The 8:40 am eruption came a mere 15 hours after authorities issued an evacuation order, having been advised by Robertson that the monitoring team could not say that the volcano would not erupt in 24 to 48 hours.
The violent eruption sent plumes of ash 29,000 feet into the atmosphere, but was surpassed by an even more powerful one that same afternoon, which sent ash 50,000 feet into the sky.
Since then, there has been between "at least 29 discrete explosions or ash venting", Robertson said, adding, "that's a quite busy volcano."
He said that the last four discrete events took place over the last two days and, therefore, most of them occurred during the first three days of the eruption "when there was an almost continuous jetting of steam and ash".
Robertson said that volcanoes develop patterns and at La Soufriere, it is almost as if the magma is in the chamber and "is trying to do something".
The question is whether the magma contains enough gas to be jetted out. Therefore, the magma is moving jerkily in its attempt to get to the surface.

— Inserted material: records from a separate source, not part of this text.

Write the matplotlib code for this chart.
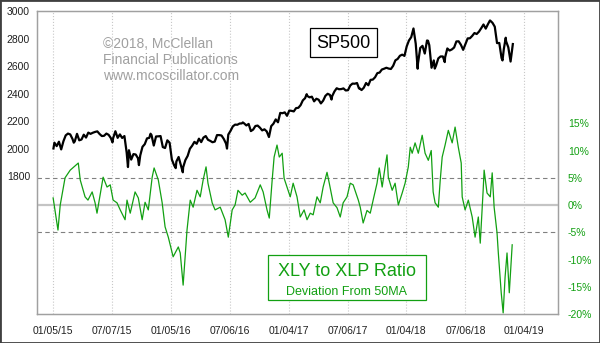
import pandas as pd
import matplotlib
matplotlib.use('Agg')
import matplotlib.pyplot as plt
import matplotlib.dates as mdates
from matplotlib.patches import Rectangle

plt.rcParams['font.family'] = ['Liberation Sans', 'DejaVu Sans']

# SP500 weekly closes (Fridays)
sp500_2015 = [2044, 2019, 2051, 1995, 2055, 2097, 2110, 2104, 2071, 2053, 2108, 2061,
              2067, 2102, 2081, 2117, 2108, 2116, 2122, 2126, 2107, 2092, 2094, 2110,
              2101, 2077, 2077, 2127, 2079, 2104, 2078, 2092, 1971, 1989, 1921, 1961,
              1958, 1931, 1951, 2014, 2033, 2075, 2079, 2099, 2023, 2089, 2090, 2092,
              2012, 2005, 2061, 2044]
sp500_2016 = [1922, 1880, 1907, 1940, 1880, 1865, 1918, 1948, 2000, 2022, 2050, 2036,
              2073, 2048, 2081, 2092, 2065, 2057, 2047, 2052, 2099, 2099, 2096, 2071,
              2037, 2103, 2130, 2162, 2175, 2174, 2183, 2184, 2184, 2169, 2180, 2128,
              2139, 2165, 2168, 2153, 2133, 2141, 2126, 2085, 2164, 2182, 2213, 2192,
              2260, 2258, 2264, 2239]
sp500_2017 = [2277, 2275, 2271, 2295, 2297, 2316, 2351, 2367, 2383, 2373, 2378, 2344,
              2363, 2356, 2329, 2349, 2384, 2399, 2391, 2382, 2416, 2439, 2432, 2433,
              2438, 2423, 2425, 2459, 2473, 2472, 2477, 2441, 2426, 2443, 2477, 2461,
              2500, 2502, 2519, 2549, 2553, 2575, 2581, 2588, 2582, 2579, 2602, 2642,
              2652, 2675, 2683, 2674]
sp500_2018 = [2743, 2786, 2810, 2873, 2762, 2620, 2732, 2747, 2691, 2786, 2752, 2588,
              2641, 2604, 2656, 2670, 2670, 2663, 2728, 2713, 2721, 2735, 2779, 2780,
              2755, 2718, 2760, 2801, 2802, 2819, 2840, 2833, 2850, 2875, 2902, 2872,
              2905, 2930, 2914, 2886, 2767, 2768, 2659, 2723, 2781, 2736, 2633, 2760]

# daily swing points between the weekly closes
sp500_extra_dates = ['2015-01-06', '2015-03-10', '2015-07-08', '2015-08-25', '2015-09-28',
                     '2015-11-03', '2016-01-20', '2016-02-11', '2016-06-27', '2016-08-15',
                     '2016-11-04', '2017-03-01', '2017-05-17', '2017-08-10', '2018-02-08',
                     '2018-03-12', '2018-04-02', '2018-05-03', '2018-09-20', '2018-10-29',
                     '2018-11-08']
sp500_extra = [2002, 2044, 2046, 1867, 1881, 2109, 1859, 1829, 2001, 2191,
               2085, 2396, 2357, 2438, 2581, 2784, 2582, 2629, 2931, 2641, 2806]

# XLY/XLP ratio, % deviation from its 50-day MA
ratio_dates = ['2015-01-05', '2015-01-20', '2015-01-27', '2015-02-11', '2015-02-27',
               '2015-03-24', '2015-03-30', '2015-04-14', '2015-04-23', '2015-05-06',
               '2015-05-15', '2015-05-21', '2015-06-09', '2015-06-21', '2015-07-01',
               '2015-07-10', '2015-07-22', '2015-08-01', '2015-08-16', '2015-08-22',
               '2015-09-01', '2015-09-16', '2015-09-26', '2015-10-08', '2015-10-17',
               '2015-10-27', '2015-11-08', '2015-11-14', '2015-11-27', '2015-12-09',
               '2015-12-18', '2015-12-28', '2016-01-12', '2016-01-28', '2016-02-03',
               '2016-02-12', '2016-02-24', '2016-03-05', '2016-03-14', '2016-03-26',
               '2016-04-05', '2016-04-14', '2016-04-23', '2016-04-29', '2016-05-12',
               '2016-05-21', '2016-06-06', '2016-06-21', '2016-07-01', '2016-07-13',
               '2016-07-22', '2016-07-31', '2016-08-13', '2016-08-22', '2016-09-07',
               '2016-09-22', '2016-10-08', '2016-10-17', '2016-10-29', '2016-11-05',
               '2016-11-14', '2016-11-20', '2016-11-29', '2016-12-06', '2016-12-15',
               '2016-12-21', '2016-12-30', '2017-01-09', '2017-01-18', '2017-01-30',
               '2017-02-09', '2017-02-21', '2017-03-02', '2017-03-12', '2017-03-21',
               '2017-04-02', '2017-04-12', '2017-04-21', '2017-05-03', '2017-05-10',
               '2017-05-22', '2017-06-03', '2017-06-13', '2017-06-22', '2017-07-04',
               '2017-07-14', '2017-07-23', '2017-08-08', '2017-08-14', '2017-08-23',
               '2017-09-04', '2017-09-14', '2017-09-23', '2017-10-05', '2017-10-12',
               '2017-10-21', '2017-10-30', '2017-11-05', '2017-11-09', '2017-11-21',
               '2017-11-30', '2017-12-10', '2017-12-22', '2017-12-31', '2018-01-10',
               '2018-01-16', '2018-01-22', '2018-01-31', '2018-02-10', '2018-02-22',
               '2018-03-03', '2018-03-13', '2018-03-22', '2018-03-28', '2018-04-03',
               '2018-04-13', '2018-04-19', '2018-04-25', '2018-05-04', '2018-05-14',
               '2018-05-26', '2018-06-04', '2018-06-14', '2018-06-23', '2018-06-26',
               '2018-07-05', '2018-07-15', '2018-07-27', '2018-08-05', '2018-08-15',
               '2018-08-21', '2018-08-30', '2018-09-02', '2018-09-11', '2018-09-21',
               '2018-09-27', '2018-10-03', '2018-10-12', '2018-10-16', '2018-10-25',
               '2018-10-31', '2018-11-06', '2018-11-12', '2018-11-19', '2018-11-25',
               '2018-11-28']
ratio_pct = [1.3, -4.6, 0.0, 5.0, 6.4, 7.7, 4.6, 1.5, 0.9, 2.4,
             0.4, -1.5, 5.1, 3.3, 3.7, 0.9, 0.4, -0.9, -2.7, 0.9,
             -1.5, 2.4, 1.3, -2.7, 0.5, -0.9, 5.1, 6.8, 4.6, 0.4,
             -4.0, -5.9, -9.5, -7.7, -8.8, -14.7, -4.6, 0.9, -0.4, 2.7,
             1.5, 4.6, 7.0, 4.0, 0.4, -0.9, -0.4, -2.7, -5.9, -0.9,
             0.0, 2.7, 1.8, 2.2, 0.5, 1.3, 3.7, 2.4, -0.9, -2.4,
             4.6, 8.8, 11.0, 8.8, 9.5, 4.9, 3.3, 1.5, 4.0, 1.5,
             -2.2, -0.9, -2.7, -1.5, -1.8, 1.5, 0.4, 3.3, 6.0, 4.0,
             0.4, -0.5, -2.2, 0.4, 1.5, 4.0, 3.7, 0.9, -0.4, -3.3,
             -1.0, -1.5, 0.9, 4.0, 6.8, 3.3, 7.0, 9.2, 5.1, 2.7,
             4.0, 0.0, 2.2, 4.0, 7.0, 10.6, 9.5, 11.4, 9.5, 12.8,
             9.5, 8.2, 10.0, 2.4, 0.4, -0.4, 4.6, 8.8, 11.0, 13.7,
             11.4, 14.3, 10.6, 7.7, 1.5, -0.9, 0.9, -2.2, -5.9, -2.2,
             -7.0, 2.7, 6.4, 2.2, 1.5, 5.9, -0.4, -5.1, -8.8, -16.1,
             -19.8, -13.2, -8.8, -16.1, -10.1, -7.3]

tick_dates = ['2015-01-05', '2015-07-07', '2016-01-05', '2016-07-06', '2017-01-04',
              '2017-07-06', '2018-01-04', '2018-07-06', '2019-01-04']
left_ticks = [1800, 2000, 2200, 2400, 2600, 2800, 3000]
right_ticks = [-20, -15, -10, -5, 0, 5, 10, 15]

#Put the SP500 series together
sp500_weekly = sp500_2015 + sp500_2016 + sp500_2017 + sp500_2018
sp = pd.Series(sp500_weekly, index=pd.date_range('2015-01-09', periods=len(sp500_weekly), freq='W-FRI'))
sp = pd.concat([sp, pd.Series(sp500_extra, index=pd.to_datetime(sp500_extra_dates))]).sort_index()
ratio = pd.Series(ratio_pct, index=pd.to_datetime(ratio_dates))

GRAY = '#a0a0a0'
GREEN = '#12a012'

fig = plt.figure(figsize=(6, 3.43), dpi=100)
ax = fig.add_axes([37/600, 29/343, 521/600, 303/343])
ax2 = ax.twinx()

ax.plot(sp.index, sp.values, color='black', linewidth=1.6)
ax.set_ylim(800, 3000)
ax.set_xlim(pd.Timestamp('2014-11-16'), pd.Timestamp('2019-04-19'))
ax.set_yticks(left_ticks)
ax.set_xticks(pd.to_datetime(tick_dates))
ax.xaxis.set_major_formatter(mdates.DateFormatter('%m/%d/%y'))
ax.grid(axis='x', color='#c8c8c8', linestyle=':', linewidth=0.8)
ax.tick_params(axis='y', length=0, labelsize=7.5, pad=5, labelcolor='#202020')
ax.tick_params(axis='x', length=0, labelsize=7.5, pad=9, labelcolor='#202020')

ax2.axhline(0, color='#c4c4c4', linewidth=1.6, zorder=1)
ax2.axhline(5, color='#808080', linewidth=0.8, dashes=(4, 3), zorder=1)
ax2.axhline(-5, color='#808080', linewidth=0.8, dashes=(4, 3), zorder=1)
ax2.plot(ratio.index, ratio.values, color=GREEN, linewidth=0.9, zorder=2)
ax2.set_ylim(-20, 35.6)
ax2.set_yticks(right_ticks)
ax2.set_yticklabels([str(v) + '%' for v in right_ticks])
ax2.tick_params(axis='y', length=0, labelsize=7.5, pad=7, labelcolor=GREEN)

for a in (ax, ax2):
    for s in a.spines.values():
        s.set_color(GRAY)
        s.set_linewidth(0.9)

fig.text(103/600, 1 - 37/343, '\u00a92018, McClellan\nFinancial Publications\nwww.mcoscillator.com',
         color=GRAY, fontsize=10, va='top', ha='left', linespacing=1.2)

#Label boxes
fig.add_artist(Rectangle((310/600, 1 - 57/343), 67/600, 29/343, transform=fig.transFigure,
                         facecolor='white', edgecolor='black', linewidth=0.9))
fig.text(343.5/600, 1 - 43/343, 'SP500', fontsize=13, ha='center', va='center', color='black')

fig.add_artist(Rectangle((268/600, 1 - 300/343), 158/600, 45/343, transform=fig.transFigure,
                         facecolor='white', edgecolor=GREEN, linewidth=0.9))
fig.text(347/600, 1 - 271/343, 'XLY to XLP Ratio', fontsize=13, ha='center', va='center', color=GREEN)
fig.text(347/600, 1 - 292/343, 'Deviation From 50MA', fontsize=9, ha='center', va='center', color=GREEN)

#Outer frame
fig.add_artist(Rectangle((0, 0), 1, 1, transform=fig.transFigure, fill=False,
                         edgecolor='#404040', linewidth=2))

fig.savefig('out.png', dpi=100)
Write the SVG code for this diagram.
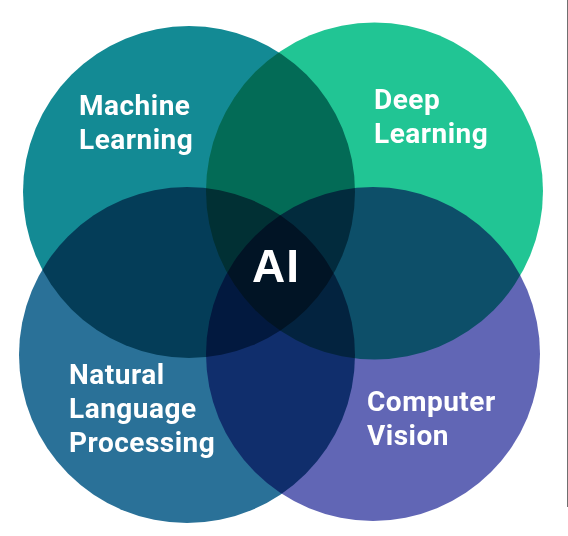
<svg xmlns="http://www.w3.org/2000/svg" width="568" height="536" viewBox="0 0 568 536">
  <style>
    .c { mix-blend-mode: multiply; }
    .t { font-family: Roboto, "Liberation Sans", sans-serif; font-weight: 700; font-size: 28px; letter-spacing: 0.5px; fill: #ffffff; }
    .ai { font-family: "Liberation Sans", Arial, sans-serif; font-weight: 700; font-size: 46px; letter-spacing: 1px; fill: #ffffff; }
  </style>
  <rect x="0" y="0" width="568" height="536" fill="#ffffff"/>
  <line x1="567.5" y1="0" x2="567.5" y2="507" stroke="#707070" stroke-width="1"/>
  <g id="venn">
    <g id="node-machine-learning">
      <circle class="c" cx="189" cy="192" r="166" fill="#138A94"/>
    </g>
    <g id="node-deep-learning">
      <circle class="c" cx="374.5" cy="191" r="168.5" fill="#21C594"/>
    </g>
    <g id="node-nlp">
      <circle class="c" cx="187" cy="355" r="168" fill="#2A7198"/>
    </g>
    <g id="node-computer-vision">
      <circle class="c" cx="373" cy="354" r="167" fill="#6166B5"/>
    </g>
  </g>
  <g id="labels">
    <g id="label-machine-learning">
      <text class="t" x="79" y="115">Machine</text>
      <text class="t" x="79" y="149">Learning</text>
    </g>
    <g id="label-deep-learning">
      <text class="t" x="374" y="109">Deep</text>
      <text class="t" x="374" y="143">Learning</text>
    </g>
    <g id="label-nlp">
      <text class="t" x="69" y="384">Natural</text>
      <text class="t" x="69" y="418">Language</text>
      <text class="t" x="69" y="452">Processing</text>
    </g>
    <g id="label-computer-vision">
      <text class="t" x="367" y="411">Computer</text>
      <text class="t" x="367" y="445">Vision</text>
    </g>
    <g id="node-ai">
      <text class="ai" x="276" y="282" text-anchor="middle">AI</text>
    </g>
  </g>
  <g id="connectors"/>
</svg>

As these jerky movements get more frequent, they then get bigger and produce tremors.
Robertson said that it is not clear when exactly these events will stop, but there may be a period of quiet during which there might be emissions of steam, but this does not mean that the eruption has ended.
So far, the volcano has discharged more than 70 million cubic metres of material into the atmosphere, 20 more than it did during the entire duration of the 1979 eruption.
Many Vincentians who witnessed the 1979 event have said that this year's eruption is worse, in terms of the volume of ash that has fallen in their area, including communities in the Green Zone, furthest south of St Vincent.
Robertson said that events over the last two days or so are similar to what occurred in 1979. What is different, though, is that this year, La Soufriere has not stopped venting.
In 1979, the "rocks" emitted from the volcano were larger and, therefore, did not rise as high into the atmosphere. In 1902, when the volcano claimed 16,000 lives, there were extended periods of venting of ash and steam, as is the case now.
But Robertson said that this gives his team a little more comfort in that they can conclude that the volcano has not returned to a more prehistoric type of eruption.
He said that the yellow deposits seen in the cliffs in Colonarie and other parts of St Vincent are from these prehistoric eruptions, in which the volcano was simply gushing out ash and steam for a long time.
He, however, said that in checking the records his team concluded that the current eruption is also similar to the 1718 eruption, in terms of the intense period of activity, adding that unlike 300 years ago, things are better documented now.